** BEGIN INPUT **

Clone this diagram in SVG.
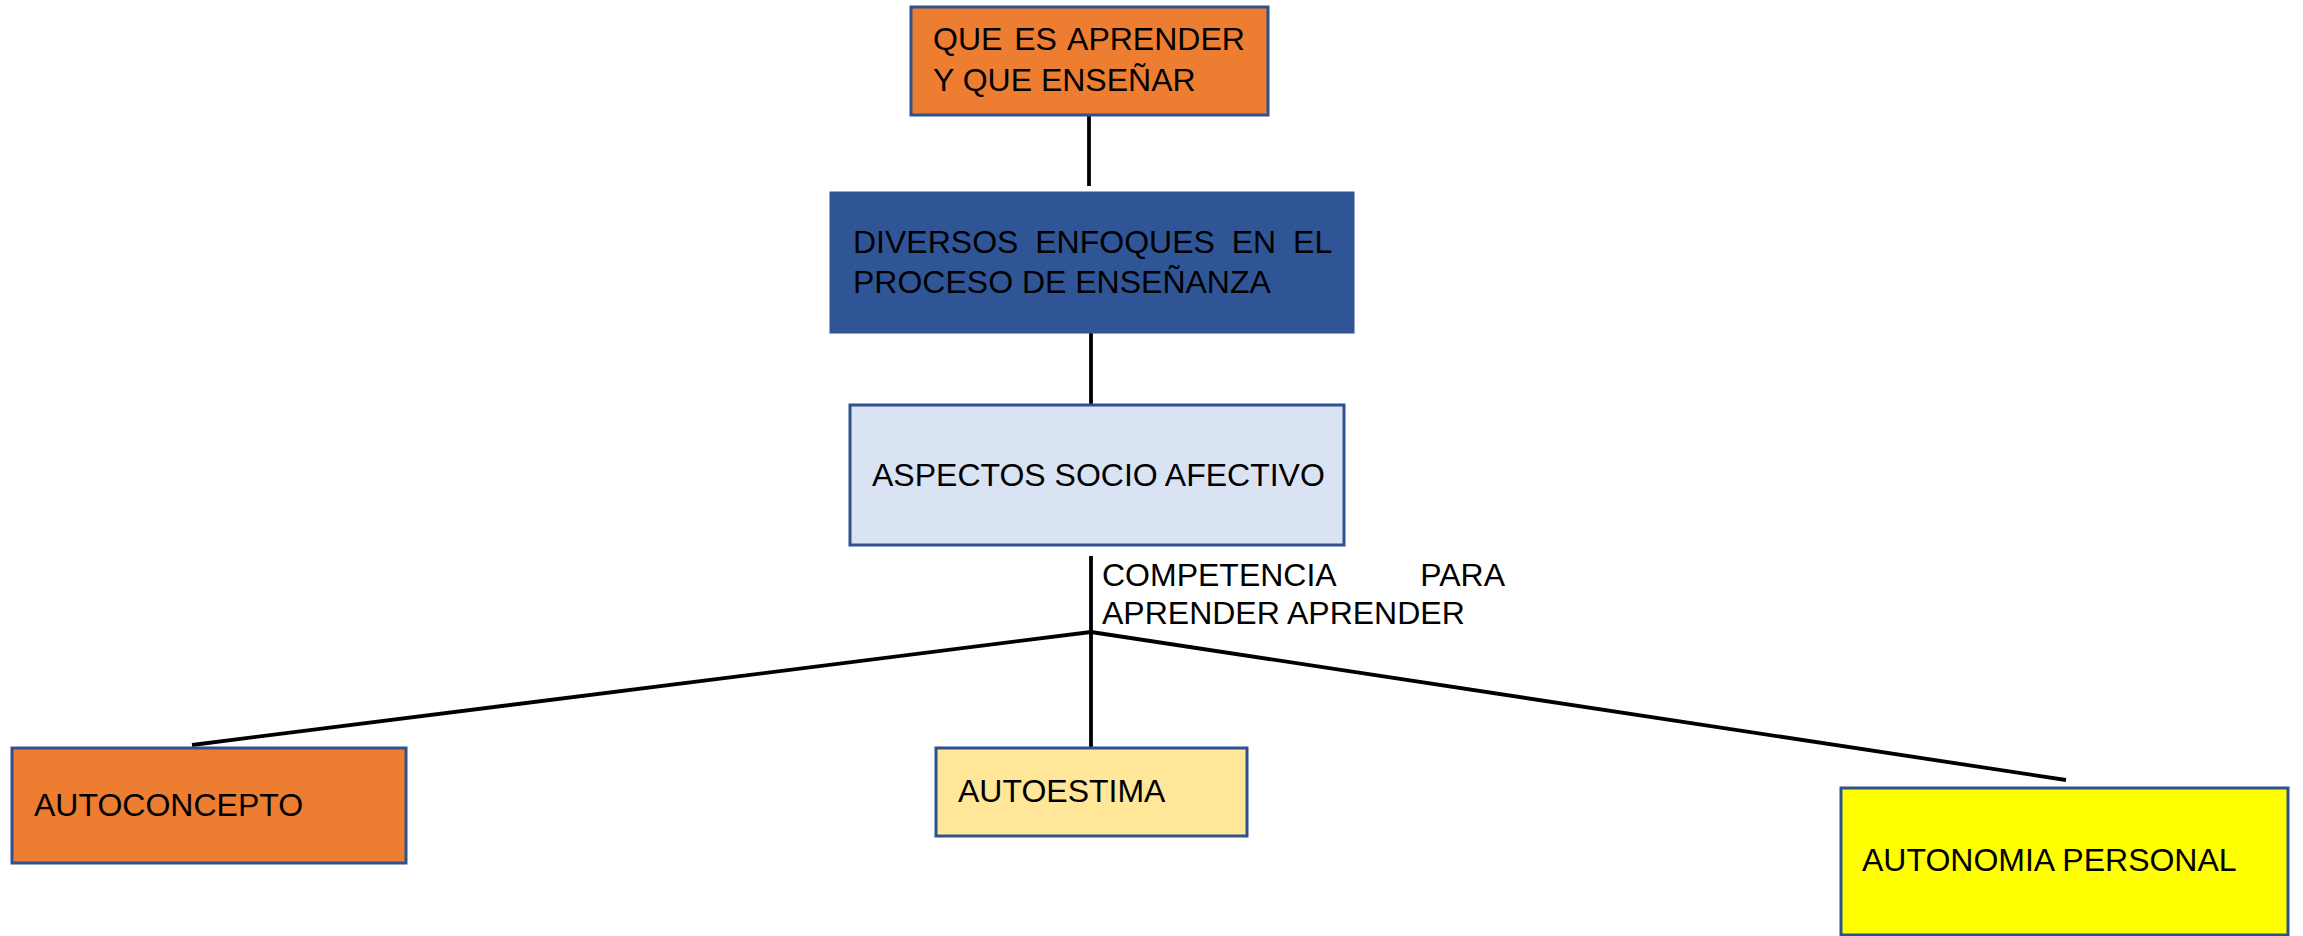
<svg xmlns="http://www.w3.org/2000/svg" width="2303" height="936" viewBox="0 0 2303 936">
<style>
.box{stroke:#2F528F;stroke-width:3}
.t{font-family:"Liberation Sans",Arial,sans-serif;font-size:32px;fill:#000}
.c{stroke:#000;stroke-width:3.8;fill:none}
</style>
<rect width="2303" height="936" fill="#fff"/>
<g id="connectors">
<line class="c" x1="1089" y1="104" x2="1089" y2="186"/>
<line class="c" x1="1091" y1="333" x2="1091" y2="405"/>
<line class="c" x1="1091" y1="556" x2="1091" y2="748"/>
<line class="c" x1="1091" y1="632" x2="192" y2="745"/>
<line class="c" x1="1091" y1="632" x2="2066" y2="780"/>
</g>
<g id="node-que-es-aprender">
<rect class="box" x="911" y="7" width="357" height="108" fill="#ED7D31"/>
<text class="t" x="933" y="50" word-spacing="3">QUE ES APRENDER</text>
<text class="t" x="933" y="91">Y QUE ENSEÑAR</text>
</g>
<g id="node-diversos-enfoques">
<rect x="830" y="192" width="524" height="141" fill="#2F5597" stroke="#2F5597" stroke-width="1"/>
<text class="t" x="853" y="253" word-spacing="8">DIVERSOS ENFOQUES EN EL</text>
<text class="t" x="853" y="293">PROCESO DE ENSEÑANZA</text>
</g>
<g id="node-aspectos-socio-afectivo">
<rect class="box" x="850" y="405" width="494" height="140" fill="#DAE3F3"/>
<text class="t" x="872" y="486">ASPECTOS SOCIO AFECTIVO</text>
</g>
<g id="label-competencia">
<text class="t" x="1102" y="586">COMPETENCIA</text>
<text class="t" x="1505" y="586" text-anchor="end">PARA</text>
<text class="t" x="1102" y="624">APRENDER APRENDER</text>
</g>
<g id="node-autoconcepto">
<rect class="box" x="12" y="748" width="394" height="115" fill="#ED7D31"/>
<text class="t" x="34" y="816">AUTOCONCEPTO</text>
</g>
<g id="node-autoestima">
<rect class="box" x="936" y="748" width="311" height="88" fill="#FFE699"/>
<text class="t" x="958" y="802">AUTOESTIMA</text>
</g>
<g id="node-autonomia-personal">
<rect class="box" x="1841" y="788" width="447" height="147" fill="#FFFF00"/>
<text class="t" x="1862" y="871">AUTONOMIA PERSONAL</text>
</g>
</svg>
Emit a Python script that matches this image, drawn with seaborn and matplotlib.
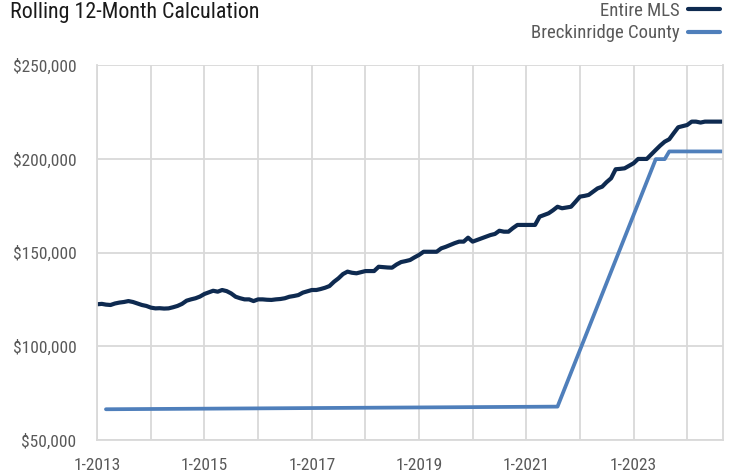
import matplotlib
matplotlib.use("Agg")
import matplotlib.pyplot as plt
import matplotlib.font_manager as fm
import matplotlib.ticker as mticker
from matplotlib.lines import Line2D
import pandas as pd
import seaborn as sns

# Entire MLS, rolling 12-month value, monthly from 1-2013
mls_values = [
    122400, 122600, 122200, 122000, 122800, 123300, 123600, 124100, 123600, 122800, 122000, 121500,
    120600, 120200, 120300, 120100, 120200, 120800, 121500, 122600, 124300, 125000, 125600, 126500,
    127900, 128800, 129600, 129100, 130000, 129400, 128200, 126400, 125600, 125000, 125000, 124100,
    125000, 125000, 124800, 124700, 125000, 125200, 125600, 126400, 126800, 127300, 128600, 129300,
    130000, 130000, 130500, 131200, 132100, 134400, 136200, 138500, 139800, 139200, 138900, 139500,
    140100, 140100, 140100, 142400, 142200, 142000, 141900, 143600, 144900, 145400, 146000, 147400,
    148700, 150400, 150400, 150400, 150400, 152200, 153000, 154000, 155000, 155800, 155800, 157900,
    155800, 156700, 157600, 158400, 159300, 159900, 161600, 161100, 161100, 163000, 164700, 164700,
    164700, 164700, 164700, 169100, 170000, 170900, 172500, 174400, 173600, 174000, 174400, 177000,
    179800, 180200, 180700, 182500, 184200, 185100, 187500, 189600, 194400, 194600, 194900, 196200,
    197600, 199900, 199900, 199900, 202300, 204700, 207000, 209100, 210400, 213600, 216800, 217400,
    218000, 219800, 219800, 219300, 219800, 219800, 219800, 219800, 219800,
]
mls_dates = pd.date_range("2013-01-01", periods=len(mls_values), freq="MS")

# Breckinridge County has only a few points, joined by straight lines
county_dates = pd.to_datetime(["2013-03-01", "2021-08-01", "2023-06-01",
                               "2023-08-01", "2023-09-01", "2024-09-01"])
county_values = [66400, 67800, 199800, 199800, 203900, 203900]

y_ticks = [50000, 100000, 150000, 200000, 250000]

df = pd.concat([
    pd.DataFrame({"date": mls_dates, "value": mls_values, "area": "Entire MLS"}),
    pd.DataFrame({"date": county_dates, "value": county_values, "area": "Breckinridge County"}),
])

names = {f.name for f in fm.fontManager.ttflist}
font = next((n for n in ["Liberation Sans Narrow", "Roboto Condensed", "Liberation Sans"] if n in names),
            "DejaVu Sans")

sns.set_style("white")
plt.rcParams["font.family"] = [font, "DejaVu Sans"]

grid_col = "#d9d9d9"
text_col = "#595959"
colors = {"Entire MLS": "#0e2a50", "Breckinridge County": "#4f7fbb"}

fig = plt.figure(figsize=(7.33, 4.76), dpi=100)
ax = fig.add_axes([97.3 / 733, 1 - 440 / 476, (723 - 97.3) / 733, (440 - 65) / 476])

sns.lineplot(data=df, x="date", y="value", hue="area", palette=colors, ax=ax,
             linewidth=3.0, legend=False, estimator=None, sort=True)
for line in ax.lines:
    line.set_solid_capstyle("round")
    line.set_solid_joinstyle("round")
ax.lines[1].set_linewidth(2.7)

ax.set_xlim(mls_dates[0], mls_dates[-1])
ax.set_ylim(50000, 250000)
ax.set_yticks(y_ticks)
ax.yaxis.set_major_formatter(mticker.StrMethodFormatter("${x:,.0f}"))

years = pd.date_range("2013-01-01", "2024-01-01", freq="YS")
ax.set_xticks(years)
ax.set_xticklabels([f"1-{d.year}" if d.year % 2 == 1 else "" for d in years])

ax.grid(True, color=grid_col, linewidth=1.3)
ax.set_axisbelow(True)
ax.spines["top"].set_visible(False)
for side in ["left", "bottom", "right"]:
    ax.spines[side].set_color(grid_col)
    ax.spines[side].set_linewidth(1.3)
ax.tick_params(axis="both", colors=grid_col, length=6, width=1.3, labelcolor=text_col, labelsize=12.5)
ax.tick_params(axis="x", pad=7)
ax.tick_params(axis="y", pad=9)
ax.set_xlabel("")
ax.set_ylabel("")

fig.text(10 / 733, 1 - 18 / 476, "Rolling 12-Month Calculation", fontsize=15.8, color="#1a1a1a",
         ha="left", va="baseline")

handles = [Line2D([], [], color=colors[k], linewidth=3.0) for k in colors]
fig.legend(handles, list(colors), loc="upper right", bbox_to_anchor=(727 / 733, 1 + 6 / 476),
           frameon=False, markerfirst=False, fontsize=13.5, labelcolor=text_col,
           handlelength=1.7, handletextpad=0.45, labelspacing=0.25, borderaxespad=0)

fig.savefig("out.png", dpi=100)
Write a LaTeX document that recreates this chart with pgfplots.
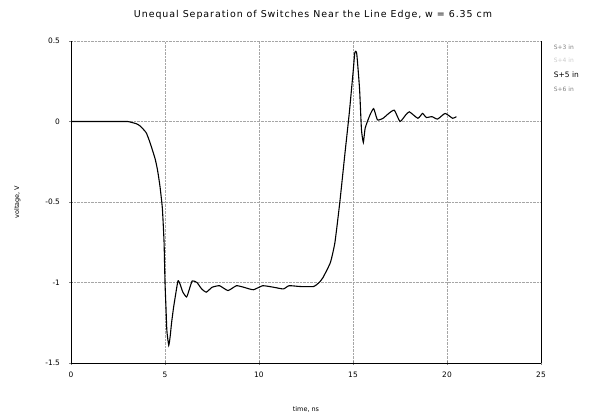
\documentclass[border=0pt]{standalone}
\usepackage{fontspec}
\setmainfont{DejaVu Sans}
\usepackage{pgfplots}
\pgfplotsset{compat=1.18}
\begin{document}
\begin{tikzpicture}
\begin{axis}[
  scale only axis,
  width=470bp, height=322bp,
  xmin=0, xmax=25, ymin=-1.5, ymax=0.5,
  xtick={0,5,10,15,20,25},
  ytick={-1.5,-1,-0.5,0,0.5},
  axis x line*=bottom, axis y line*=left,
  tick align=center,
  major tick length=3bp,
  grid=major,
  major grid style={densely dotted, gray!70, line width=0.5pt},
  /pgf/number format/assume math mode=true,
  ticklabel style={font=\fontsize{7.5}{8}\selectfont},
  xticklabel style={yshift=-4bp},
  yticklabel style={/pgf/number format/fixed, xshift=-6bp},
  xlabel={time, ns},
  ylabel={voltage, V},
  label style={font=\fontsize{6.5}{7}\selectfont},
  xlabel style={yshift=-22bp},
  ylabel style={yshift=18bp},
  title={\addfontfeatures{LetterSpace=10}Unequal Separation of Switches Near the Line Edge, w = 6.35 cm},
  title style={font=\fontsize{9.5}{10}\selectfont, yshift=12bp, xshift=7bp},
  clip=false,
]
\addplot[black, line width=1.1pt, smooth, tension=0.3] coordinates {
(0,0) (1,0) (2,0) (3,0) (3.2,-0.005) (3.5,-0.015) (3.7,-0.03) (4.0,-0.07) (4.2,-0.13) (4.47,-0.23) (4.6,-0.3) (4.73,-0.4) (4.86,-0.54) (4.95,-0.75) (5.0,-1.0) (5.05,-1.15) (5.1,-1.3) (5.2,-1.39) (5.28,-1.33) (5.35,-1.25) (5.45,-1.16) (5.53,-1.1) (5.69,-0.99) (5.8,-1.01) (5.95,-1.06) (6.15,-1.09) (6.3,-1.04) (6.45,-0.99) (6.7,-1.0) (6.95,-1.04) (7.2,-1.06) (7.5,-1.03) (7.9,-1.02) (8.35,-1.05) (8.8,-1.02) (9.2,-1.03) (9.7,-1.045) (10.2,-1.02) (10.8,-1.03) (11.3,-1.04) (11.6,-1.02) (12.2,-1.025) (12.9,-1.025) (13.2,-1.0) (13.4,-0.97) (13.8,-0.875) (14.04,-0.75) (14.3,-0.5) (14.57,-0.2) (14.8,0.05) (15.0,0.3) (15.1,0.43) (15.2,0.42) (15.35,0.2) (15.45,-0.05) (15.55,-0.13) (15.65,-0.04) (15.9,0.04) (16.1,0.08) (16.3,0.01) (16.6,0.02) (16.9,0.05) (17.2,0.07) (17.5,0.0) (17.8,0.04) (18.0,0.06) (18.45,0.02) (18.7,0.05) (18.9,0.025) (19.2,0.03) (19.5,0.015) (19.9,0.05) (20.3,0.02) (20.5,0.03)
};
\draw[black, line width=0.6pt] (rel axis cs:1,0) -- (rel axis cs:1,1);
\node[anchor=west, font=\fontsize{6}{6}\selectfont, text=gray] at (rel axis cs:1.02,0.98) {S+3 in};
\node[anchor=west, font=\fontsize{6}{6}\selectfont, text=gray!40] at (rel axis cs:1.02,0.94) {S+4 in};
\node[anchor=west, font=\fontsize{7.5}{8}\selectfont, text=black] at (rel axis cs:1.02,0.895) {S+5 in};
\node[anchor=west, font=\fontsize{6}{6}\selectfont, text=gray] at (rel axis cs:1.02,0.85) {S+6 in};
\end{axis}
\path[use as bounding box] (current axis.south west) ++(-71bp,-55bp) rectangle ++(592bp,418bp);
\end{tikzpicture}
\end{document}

** END INPUT **

Take only the lines above from the one that has "Emit a Python" through the one that has "import seaborn as sns" and reproduce them exactly, omitting any pictures.

Emit a Python script that matches this image, drawn with seaborn and matplotlib.
import matplotlib
matplotlib.use("Agg")
import matplotlib.pyplot as plt
import matplotlib.font_manager as fm
import matplotlib.ticker as mticker
from matplotlib.lines import Line2D
import pandas as pd
import seaborn as sns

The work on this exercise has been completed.